Dopo The Last Chains il progetto ha subito una lunga pausa, dovuta anche a questioni personali. Oggi, guardando a The Sunset of Being, senti che questo album rappresenta una sorta di riscatto, chiusura/apertura di un ciclo?
Più che un riscatto, direi una necessità. “The Sunset of Being” è un punto di arrivo, ma anche di partenza. Segna la fine di un certo percorso, ma allo stesso tempo lascia aperte molte possibilità. È il frutto di anni di riflessione e trasformazione, sia sul piano personale che musicale. È la chiusura di un lungo ciclo interiore fatto di silenzi, sospensioni e ritorni. Ma anche l’apertura verso una fase nuova, dove sento di aver trovato una voce più consapevole.

Alex Sedin ha curato il mix e il mastering dell’album. Qual è stato il suo contributo specifico al sound finale? Avete lavorato per mantenere un’atmosfera grezza e opprimente o avete cercato un approccio più stratificato e moderno?
Alex ha avuto un ruolo fondamentale nel dare coesione al sound, senza snaturarne l’essenza. Ha saputo ascoltare e comprendere la visione che avevo in mente. L’obiettivo era mantenere un suono denso, profondo e cupo, che restituisse il senso di oppressione e decadimento che permea l’album. Penso abbia fatto un ottimo lavoro e sia riuscito a cogliere e valorizzare l’atmosfera del disco, capace di riflettere l’identità della band.

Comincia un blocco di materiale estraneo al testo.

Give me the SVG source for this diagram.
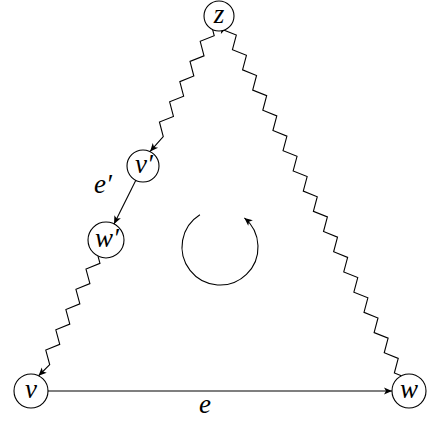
<svg xmlns="http://www.w3.org/2000/svg" width="431" height="423" viewBox="0 0 431 423">
<style>
.nd{fill:#fff;stroke:#000;stroke-width:1.1}
.t{font-family:'Liberation Serif','Times New Roman',serif;font-style:italic;font-size:27px;text-anchor:middle;fill:#000}
.ln{fill:none;stroke:#000;stroke-width:1.1;marker-end:url(#ah)}
</style>
<defs>
<marker id="ah" viewBox="-9 -5 10 10" refX="0" refY="0" markerWidth="10" markerHeight="10" orient="auto" markerUnits="userSpaceOnUse">
<path d="M0,0 L-8,-3.6 L-6,0 L-8,3.6 z" fill="#000"/>
</marker>
</defs>
<g id="connectors">
<path id="e" class="ln" d="M48,391 L392,391"/>
<path id="wz" class="ln" transform="translate(401.35,375.8) rotate(-116.6)" d="M0,0 l5.65,-5 l11.3,10 l11.3,-10 l11.3,10 l11.3,-10 l11.3,10 l11.3,-10 l11.3,10 l11.3,-10 l11.3,10 l11.3,-10 l11.3,10 l11.3,-10 l11.3,10 l11.3,-10 l11.3,10 l11.3,-10 l11.3,10 l11.3,-10 l11.3,10 l11.3,-10 l11.3,10 l11.3,-10 l11.3,10 l11.3,-10 l11.3,10 l11.3,-10 l11.3,10 l11.3,-10 l11.3,10 l11.3,-10 l11.3,10 l11.3,-10 l11.3,10 l11.3,-10 L389.4,0"/>
<path id="zv1" class="ln" transform="translate(212.3,28.4) rotate(116.8)" d="M0,0 l5.65,-5 l11.3,10 l11.3,-10 l11.3,10 l11.3,-10 l11.3,10 l11.3,-10 l11.3,10 l11.3,-10 l11.3,10 l11.3,-10 L137.9,0"/>
<path id="v1w1" class="ln" d="M135.84,180.31 L114.05,223.9"/>
<path id="w1v" class="ln" transform="translate(98,256.1) rotate(116.41)" d="M0,0 l5.65,-5 l11.3,10 l11.3,-10 l11.3,10 l11.3,-10 l11.3,10 l11.3,-10 l11.3,10 l11.3,-10 l11.3,10 l11.3,-10 L133.6,0"/>
<path id="cycle" class="ln" d="M199.9,214.8 A38,38 0 1 0 244.4,217.9"/>
<text class="t" x="205" y="413">e</text>
<text class="t" x="103" y="193">e′</text>
</g>
<g id="node-z"><circle class="nd" cx="219" cy="16" r="15"/><text class="t" x="219" y="23">z</text></g>
<g id="node-v1"><circle class="nd" cx="143" cy="166" r="16"/><text class="t" x="144" y="173">v′</text></g>
<g id="node-w1"><circle class="nd" cx="106" cy="240" r="18"/><text class="t" x="107" y="247">w′</text></g>
<g id="node-v"><circle class="nd" cx="31" cy="391" r="17"/><text class="t" x="31" y="398">v</text></g>
<g id="node-w"><circle class="nd" cx="409" cy="391" r="17"/><text class="t" x="409" y="398">w</text></g>
</svg>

La one-man band è sempre stata la dimensione naturale per i Tetramorphe Impure, ma prima dell’uscita di questo full-length, hai mai pensato di espandere la line-up per portare il progetto sul palco, magari selezionando musicisti per i live?
È un’idea che ho considerato più volte, ma il progetto è nato come un’entità solitaria e finora ha sempre trovato la sua espressione naturale in questa forma. Portarlo dal vivo significherebbe adattarlo a un’altra dimensione, e non sono certo che ne valga la pena. Tuttavia, se mai dovesse nascere un contesto giusto, con le persone giuste, potrei valutare la possibilità di presentarlo in una forma live. Ma senza comprometterne l’essenza.

Dopo The Sunset of Being, hai già in mente nuovi sviluppi per la band? C’è materiale inedito che potrebbe vedere la luce in futuro o per il momento vuoi concentrarti esclusivamente su questo capitolo?
Ci sono sempre idee in fermento, ma non voglio forzare nulla. “The Sunset of Being” merita il suo spazio e il suo tempo per essere assimilato. Quando sarà il momento, nuove visioni prenderanno forma in maniera naturale.